**INSTRUCTION**
Output the first line of the listing and each line after it, up to and including the line that contains "from matplotlib import font_manager", exactly as written, minus the pictures.

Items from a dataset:
......
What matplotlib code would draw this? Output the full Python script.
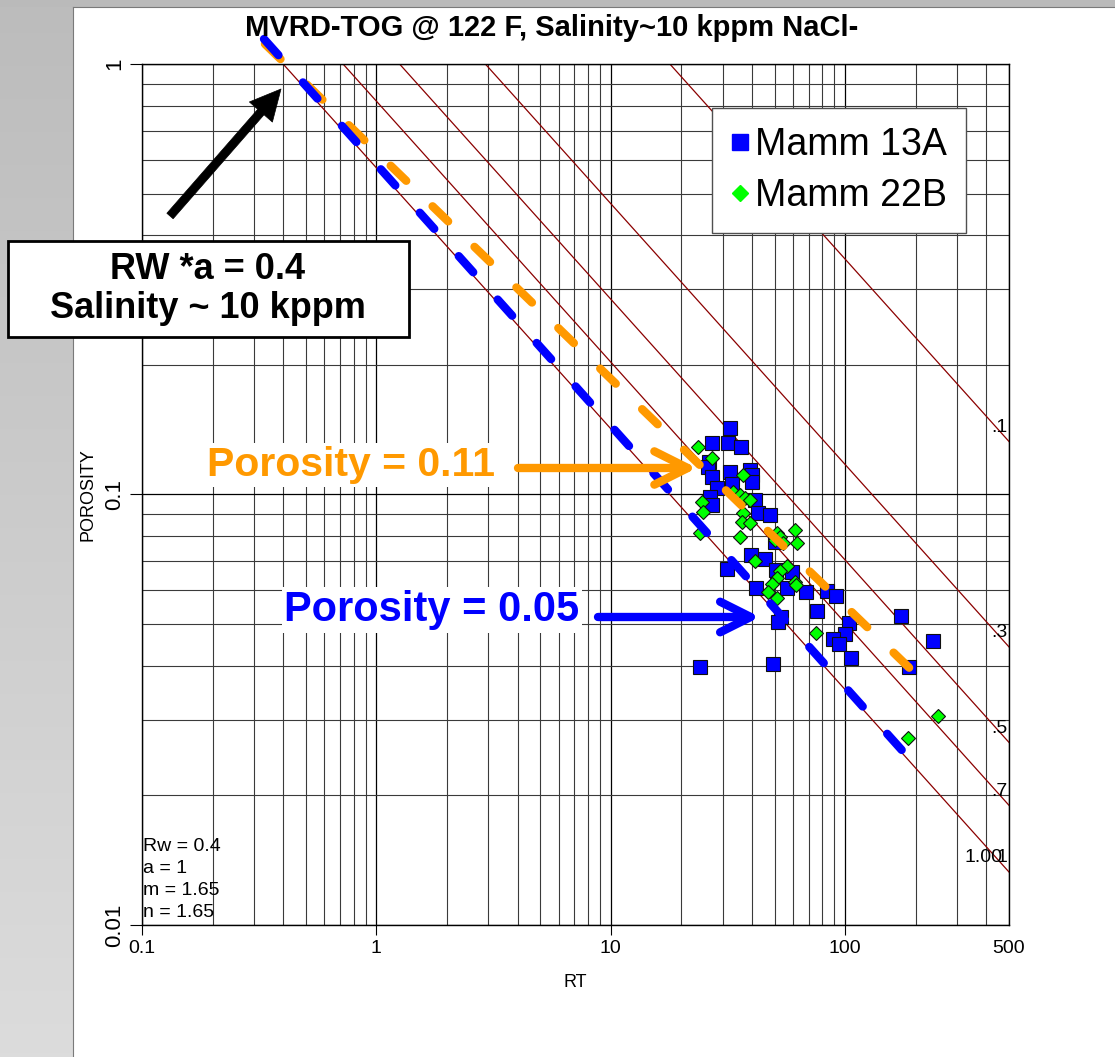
import numpy as np
import matplotlib
matplotlib.use("Agg")
import matplotlib.pyplot as plt
from matplotlib.patches import Rectangle
from matplotlib.lines import Line2D
from matplotlib.colors import LinearSegmentedColormap
from matplotlib.ticker import FixedLocator, LogLocator, NullFormatter
from matplotlib.transforms import blended_transform_factory
from matplotlib import font_manager

# ---------------- data ----------------
mamm13a_rt = [32.3, 27.0, 31.6, 35.9, 26.2, 26.0, 32.3, 27.0, 39.3, 40.0,
              40.0, 32.9, 28.4, 26.5, 27.0, 41.2, 42.5, 47.8, 50.2, 39.6,
              45.5, 31.3, 50.7, 59.3, 41.6, 56.5, 68.0, 83.6, 91.4, 75.8,
              173, 53.2, 51.7, 104, 99.8, 88.7, 94.1, 237, 106, 24.0,
              49.2, 187]
mamm13a_phi = [0.143, 0.132, 0.132, 0.129, 0.119, 0.116, 0.113, 0.110, 0.114, 0.111,
               0.107, 0.106, 0.1035, 0.0987, 0.0946, 0.0971, 0.0906, 0.0896, 0.0775, 0.0724,
               0.0708, 0.0671, 0.0668, 0.0661, 0.0606, 0.0606, 0.0594, 0.0597, 0.0581, 0.0536,
               0.0522, 0.0519, 0.0505, 0.0503, 0.0474, 0.0462, 0.0449, 0.0457, 0.0417, 0.0398,
               0.0404, 0.0398]

mamm22b_rt = [23.6, 27.0, 36.6, 33.2, 35.6, 37.4, 39.3, 24.5, 24.7, 36.6,
              36.3, 39.3, 24.0, 35.6, 51.2, 52.7, 61.1, 50.2, 54.3, 62.3,
              41.2, 56.5, 52.7, 51.2, 48.7, 61.1, 61.7, 46.8, 51.2, 75.1,
              249, 185]
mamm22b_phi = [0.129, 0.1216, 0.111, 0.1013, 0.0997, 0.0982, 0.0971, 0.0961, 0.0911, 0.0906,
               0.0863, 0.0859, 0.0814, 0.0797, 0.0814, 0.0797, 0.0827, 0.0784, 0.0771, 0.0771,
               0.0701, 0.0682, 0.0664, 0.0640, 0.0619, 0.0626, 0.0616, 0.0594, 0.0575, 0.0477,
               0.0306, 0.0272]

# Archie parameters
rw, a_coef, m_exp, n_exp = 0.4, 1.0, 1.65, 1.65
sw_values = [1.0, 0.7, 0.5, 0.3, 0.1]
sw_labels = ["1.00", ".7", ".5", ".3", ".1"]

# interpreted trend lines (dashed)
blue_trend_rt = [0.3315, 202.5]
blue_trend_phi = [1.143, 0.02328]
orange_trend_rt = [0.3346, 219.0]
orange_trend_phi = [1.113, 0.03648]

x_ticks = [0.1, 1, 10, 100, 500]
x_tick_labels = ["0.1", "1", "10", "100", "500"]
y_ticks = [0.01, 0.1, 1]
y_tick_labels = ["0.01", "0.1", "1"]

# ---------------- figure ----------------
plt.rcParams["font.family"] = ["Liberation Sans", "DejaVu Sans"]
available = {f.name for f in font_manager.fontManager.ttflist}
narrow = "Liberation Sans Narrow" in available

W, H = 1115, 1057
fig = plt.figure(figsize=(W / 100, H / 100), dpi=100)
fig.patch.set_facecolor("white")

# background (slide) ---------------------------------
bg = fig.add_axes([0, 0, 1, 1], zorder=-10)
bg.set_xlim(0, W); bg.set_ylim(H, 0); bg.axis("off")
grad = np.linspace(0, 1, 256).reshape(-1, 1)
cmap = LinearSegmentedColormap.from_list("g", ["#bcbcbc", "#dcdcdc"])
bg.imshow(grad, cmap=cmap, extent=[0, 73, H, 0], aspect="auto")
bg.add_patch(Rectangle((0, 0), W, 7, color="#bababa", lw=0))
bg.plot([73, 73], [7, H], color="#7a7a7a", lw=0.8)
bg.plot([73, W], [7, 7], color="#7a7a7a", lw=0.8)

# main axes -------------------------------------------
ax = fig.add_axes([142 / W, 1 - 925 / H, 867 / W, 861 / H])
ax.set_xscale("log"); ax.set_yscale("log")
ax.set_xlim(0.1, 500); ax.set_ylim(0.01, 1)
ax.xaxis.set_major_locator(FixedLocator(x_ticks))
ax.set_xticklabels(x_tick_labels)
ax.yaxis.set_major_locator(FixedLocator(y_ticks))
ax.set_yticklabels(y_tick_labels)
for axis in (ax.xaxis, ax.yaxis):
    axis.set_minor_locator(LogLocator(base=10, subs=np.arange(2, 10)))
    axis.set_minor_formatter(NullFormatter())
ax.grid(True, which="major", color="black", lw=0.9)
ax.grid(True, which="minor", color="#3a3a3a", lw=0.8)
ax.set_axisbelow(True)
ax.tick_params(which="minor", length=0)
ax.tick_params(axis="x", which="major", length=7, width=0.8, labelsize=14, pad=4)
ax.tick_params(axis="y", which="major", length=9, width=0.8, labelsize=16, pad=3,
               labelrotation=90)
for lab in ax.get_yticklabels():
    lab.set_va("center")
ax.xaxis.get_major_ticks()[-1].tick1line.set_visible(False)
for s in ax.spines.values():
    s.set_linewidth(1.0)
ax.set_xlabel("RT", fontsize=13, labelpad=12)
ax.set_ylabel("POROSITY", fontsize=13, labelpad=6)

# Archie Sw lines
phi_grid = np.logspace(-2.3, 0.1, 300)
edge = blended_transform_factory(ax.transAxes, ax.transData)
for sw, lab in zip(sw_values, sw_labels):
    rt = a_coef * rw / (phi_grid ** m_exp * sw ** n_exp)
    ax.plot(rt, phi_grid, color="#8b0000", lw=0.9, zorder=2)
    phi_edge = (a_coef * rw / (500 * sw ** n_exp)) ** (1 / m_exp)
    if lab == "1.00":
        ax.text(0.992, phi_edge * 1.03, lab, transform=edge, ha="right", va="bottom", fontsize=14, zorder=3)
        ax.text(0.998, phi_edge * 1.03, "1", transform=edge, ha="right", va="bottom", fontsize=14, zorder=3)
    else:
        ax.text(0.998, phi_edge * 1.03, lab, transform=edge, ha="right", va="bottom", fontsize=14, zorder=3)

# data points
ax.plot(mamm13a_rt, mamm13a_phi, ls="none", marker="s", ms=9.5, mfc="#0000ff",
        mec="#101010", mew=0.8, zorder=4, label="Mamm 13A")
ax.plot(mamm22b_rt, mamm22b_phi, ls="none", marker="D", ms=7.2, mfc="#00ff00",
        mec="#101010", mew=0.8, zorder=5, label="Mamm 22B")

# dashed interpretation lines
dash = (0, (2.6, 4.4))
ax.plot(orange_trend_rt, orange_trend_phi, color="#ff9900", lw=6, ls=dash,
        dash_capstyle="round", clip_on=False, zorder=6)
ax.plot(blue_trend_rt, blue_trend_phi, color="#0000ff", lw=6, ls=dash,
        dash_capstyle="round", clip_on=False, zorder=7)

# parameters text
ax.text(0.001, 0.005, "Rw = 0.4\na = 1\nm = 1.65\nn = 1.65", transform=ax.transAxes,
        ha="left", va="bottom", fontsize=14, linespacing=1.38, zorder=3)

# legend
handles = [Line2D([], [], ls="none", marker="s", ms=11, mfc="#0000ff", mec="#0000ff"),
           Line2D([], [], ls="none", marker="D", ms=8, mfc="#00ff00", mec="#00ff00")]
leg = ax.legend(handles, ["Mamm 13A", "Mamm 22B"], loc="upper left",
                bbox_to_anchor=(712 / W, 1 - 108 / H), bbox_transform=fig.transFigure,
                fontsize=27, frameon=True, fancybox=False, framealpha=1,
                edgecolor="#505050", borderpad=0.5, handlelength=0.5,
                handletextpad=0.15, labelspacing=0.42, borderaxespad=0)
leg.get_frame().set_linewidth(1.0)
leg.set_zorder(8)

# overlay for annotations ----------------------------
ov = fig.add_axes([0, 0, 1, 1], zorder=10)
ov.set_xlim(0, W); ov.set_ylim(H, 0); ov.axis("off")
ov.patch.set_alpha(0)

# title
if narrow:
    fig.text(552 / W, 1 - 28 / H, "MVRD-TOG @ 122 F, Salinity~10 kppm NaCl-", ha="center", va="center",
             fontsize=25, fontweight="bold", family=["Liberation Sans Narrow", "DejaVu Sans"])
else:
    fig.text(552 / W, 1 - 28 / H, "MVRD-TOG @ 122 F, Salinity~10 kppm NaCl-", ha="center", va="center",
             fontsize=21, fontweight="bold")

# RW box
ov.add_patch(Rectangle((8, 241), 401, 96, fc="white", ec="black", lw=2, zorder=1))
ov.text(208, 289, "RW *a = 0.4\nSalinity ~ 10 kppm", ha="center", va="center",
        fontsize=26, fontweight="bold", linespacing=1.15, zorder=2)

# black arrow
ov.annotate("", xy=(281, 89), xytext=(170, 216),
            arrowprops=dict(arrowstyle="simple,head_length=2.2,head_width=2.2,tail_width=0.6",
                            mutation_scale=10, fc="black", ec="black", lw=0.5,
                            shrinkA=0, shrinkB=0))

# orange annotation
ov.text(351, 465, "Porosity = 0.11", ha="center", va="center", fontsize=29.5,
        fontweight="bold", color="#ff9900",
        bbox=dict(fc="white", ec="none", pad=2))
ov.annotate("", xy=(697, 468), xytext=(518, 468),
            arrowprops=dict(arrowstyle="->,head_length=2.4,head_width=1.2",
                            mutation_scale=10, color="#ff9900", lw=6,
                            shrinkA=0, shrinkB=0, capstyle="round", joinstyle="round"))

# blue annotation
ov.text(432, 610, "Porosity = 0.05", ha="center", va="center", fontsize=30,
        fontweight="bold", color="#0000ff",
        bbox=dict(fc="white", ec="none", pad=2))
ov.annotate("", xy=(760, 617), xytext=(598, 617),
            arrowprops=dict(arrowstyle="->,head_length=2.2,head_width=1.1",
                            mutation_scale=10, color="#0000ff", lw=6,
                            shrinkA=0, shrinkB=0, capstyle="round", joinstyle="round"))

fig.savefig("out.png", dpi=100)
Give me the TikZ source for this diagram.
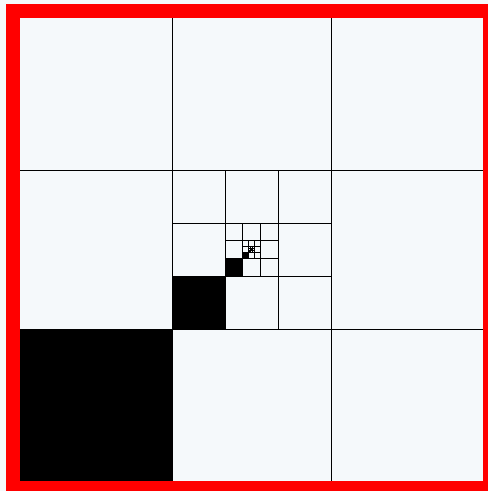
\documentclass[tikz,border=0pt]{standalone}
\usetikzlibrary{calc}
\definecolor{paleblue}{RGB}{245,249,251}
\definecolor{framered}{RGB}{255,0,0}

\begin{document}
\begin{tikzpicture}[x=1pt,y=-1pt,
    gridline/.style={draw=black,line width=1pt},
    solidcell/.style={fill=black},
    redframe/.style={draw=framered,line width=14pt}
  ]
  \fill[paleblue] (0,0) rectangle (488,491);
  \useasboundingbox (0,0) rectangle (488,491);
  \coordinate (c) at (251.5,249.5);

  % one level per pass, each inside the centre cell of the last
  \foreach \k in {0,...,6}{
    \pgfmathsetmacro\h{477/3^\k/2}
    \pgfmathsetmacro\t{\h/3}
    \fill[solidcell] ($(c)+(-\h,\t)$) rectangle ($(c)+(-\t,\h)$);
    \draw[gridline] ($(c)+(-\h,-\h)$) rectangle ($(c)+(\h,\h)$)
      ($(c)+(-\t,-\h)$) -- ($(c)+(-\t,\h)$)
      ($(c)+(\t,-\h)$) -- ($(c)+(\t,\h)$)
      ($(c)+(-\h,-\t)$) -- ($(c)+(\h,-\t)$)
      ($(c)+(-\h,\t)$) -- ($(c)+(\h,\t)$);
  }

  \draw[redframe] ($(c)+(-238.5,-238.5)$) rectangle ($(c)+(238.5,238.5)$);
\end{tikzpicture}
\end{document}
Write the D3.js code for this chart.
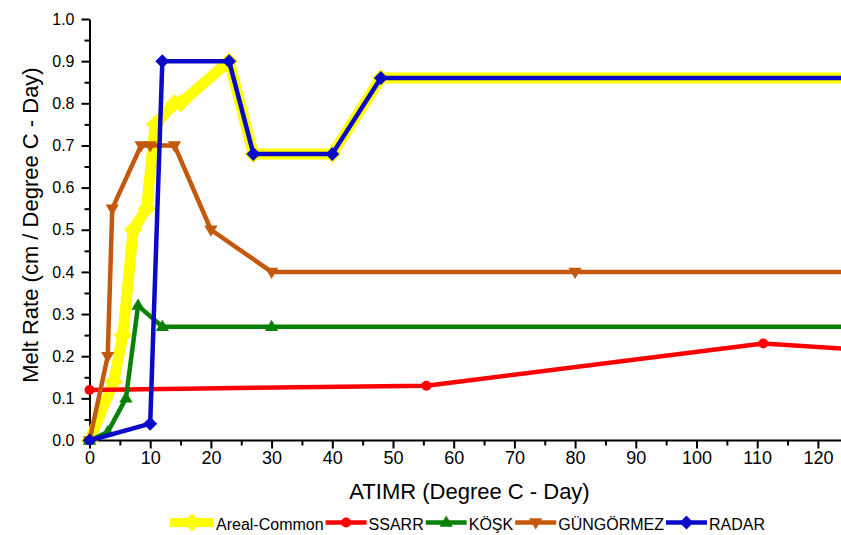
<!DOCTYPE html>
<html><head><meta charset="utf-8">
<script src="https://cdn.jsdelivr.net/npm/d3@7"></script>
<style>
html,body{margin:0;padding:0;background:#fff;}
svg{display:block;font-family:"Liberation Sans",Arial,sans-serif;}
</style></head>
<body>
<svg id="c" width="841" height="535"></svg>
<script>
// ---- data ----
const seriesNames = ["Areal-Common","SSARR","KÖŞK","GÜNGÖRMEZ","RADAR"];
const arealX = [0,4,5.5,7.2,9.4,10.8,14,15,23,27,40,48,125];
const arealY = [0,0.14,0.25,0.5,0.55,0.75,0.8,0.8,0.9,0.68,0.68,0.86,0.86];
const ssarrX = [0,55.5,111,125];
const ssarrY = [0.12,0.13,0.23,0.217];
const koskX = [0,3,6,8,12,30,125];
const koskY = [0,0.02,0.1,0.32,0.27,0.27,0.27];
const gungX = [0,3,3.75,8.5,10,14,20,30,80,125];
const gungY = [0,0.2,0.55,0.7,0.7,0.7,0.5,0.4,0.4,0.4];
const radarX = [0,10,12,23,27,40,48,125];
const radarY = [0,0.04,0.9,0.9,0.68,0.68,0.86,0.86];
const xTicks = [0,10,20,30,40,50,60,70,80,90,100,110,120];
const yTicks = [0,0.1,0.2,0.3,0.4,0.5,0.6,0.7,0.8,0.9,1.0];
const xTitle = "ATIMR (Degree C - Day)";
const yTitle = "Melt Rate (cm / Degree C - Day)";

// ---- layout ----
const svg = d3.select("#c");
const W = 841, H = 535;
const x = d3.scaleLinear().domain([0,125]).range([89.5, 89.5 + 125*6.07]);
const y = d3.scaleLinear().domain([0,1]).range([440.5, 19]);

const styles = [
  {color:"#FFFF00", width:11, marker:"diamond", size:9},
  {color:"#FF0000", width:4.5, marker:"circle", size:5},
  {color:"#078207", width:4.5, marker:"triUp", size:7},
  {color:"#C4580C", width:4.5, marker:"triDown", size:7},
  {color:"#0A0AC8", width:4.5, marker:"diamond", size:7}
];
const data = [
  d3.zip(arealX, arealY), d3.zip(ssarrX, ssarrY), d3.zip(koskX, koskY),
  d3.zip(gungX, gungY), d3.zip(radarX, radarY)
];

function markerPath(type, s){
  if(type==="diamond") return `M0,${-s}L${s},0L0,${s}L${-s},0Z`;
  if(type==="triUp") return `M0,${-s}L${s*0.95},${s*0.6}L${-s*0.95},${s*0.6}Z`;
  if(type==="triDown") return `M0,${s}L${s*0.95},${-s*0.6}L${-s*0.95},${-s*0.6}Z`;
  return d3.symbol(d3.symbolCircle, Math.PI*s*s)();
}

svg.append("defs").append("clipPath").attr("id","clip")
  .append("rect").attr("x",0).attr("y",0).attr("width",W).attr("height",445);

// axes
const xAxis = d3.axisBottom(x).tickValues(xTicks).tickSize(8).tickSizeOuter(0).tickPadding(3);
const xMinor = d3.axisBottom(x).tickValues(d3.range(5,125,10)).tickSize(5).tickFormat("");
const gx = svg.append("g").attr("transform",`translate(0,${y(0)})`).call(xAxis);
svg.append("g").attr("transform",`translate(0,${y(0)})`).call(xMinor).select(".domain").remove();
gx.select(".domain").attr("d",`M${x(0)},0H${W}`);
gx.selectAll("text").attr("font-size",18).attr("fill","#000").attr("font-family","Liberation Sans, Arial, sans-serif");

const yAxis = d3.axisLeft(y).tickValues(yTicks).tickSize(8).tickSizeOuter(0).tickPadding(7).tickFormat(d3.format(".1f"));
const yMinor = d3.axisLeft(y).tickValues(d3.range(0.05,1,0.1)).tickSize(5).tickFormat("");
const gy = svg.append("g").attr("transform",`translate(${x(0)},0)`).call(yAxis);
svg.append("g").attr("transform",`translate(${x(0)},0)`).call(yMinor).select(".domain").remove();
gy.selectAll("text").attr("font-size",16).attr("fill","#000").attr("font-family","Liberation Sans, Arial, sans-serif");
svg.selectAll(".domain, .tick line").attr("stroke","#000").attr("stroke-width",2);

// titles
svg.append("text").attr("x",469.5).attr("y",499.3).attr("text-anchor","middle")
  .attr("font-size",22).attr("fill","#000").text(xTitle);
svg.append("text").attr("transform","translate(38,225) rotate(-90)").attr("text-anchor","middle")
  .attr("font-size",22).attr("fill","#000").text(yTitle);

// series
const plot = svg.append("g").attr("clip-path","url(#clip)");
const line = d3.line().x(d=>x(d[0])).y(d=>y(d[1]));
data.forEach((pts,i)=>{
  const st = styles[i];
  const g = plot.append("g");
  g.append("path").attr("d", line(pts)).attr("fill","none")
    .attr("stroke", st.color).attr("stroke-width", st.width).attr("stroke-linejoin","round");
  g.selectAll("path.m").data(pts).join("path").attr("class","m")
    .attr("transform", d=>`translate(${x(d[0])},${y(d[1])})`)
    .attr("d", markerPath(st.marker, st.size)).attr("fill", st.color);
});

// legend
const lg = svg.append("g");
let lx = 170; const ly = 522.5;
seriesNames.forEach((name,i)=>{
  const st = styles[i];
  const len = i===0 ? 44 : 41;
  lg.append("line").attr("x1",lx).attr("x2",lx+len).attr("y1",ly).attr("y2",ly)
    .attr("stroke",st.color).attr("stroke-width", i===0 ? 9 : st.width);
  lg.append("path").attr("transform",`translate(${lx+len/2},${ly})`)
    .attr("d", markerPath(st.marker, st.size)).attr("fill", st.color);
  const t = lg.append("text").attr("x", lx+len+2).attr("y", 530).attr("font-size",16).attr("fill","#000").text(name);
  lx = lx + len + 2 + t.node().getComputedTextLength() + 2;
});
</script>
</body></html>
......
**REPLY**
What matplotlib code would draw this? Output the full Python script.
import numpy as np
import matplotlib
matplotlib.use("Agg")
import matplotlib.pyplot as plt
from matplotlib.patches import Rectangle
from matplotlib.lines import Line2D
from matplotlib.colors import LinearSegmentedColormap
from matplotlib.ticker import FixedLocator, LogLocator, NullFormatter
from matplotlib.transforms import blended_transform_factory
from matplotlib import font_manager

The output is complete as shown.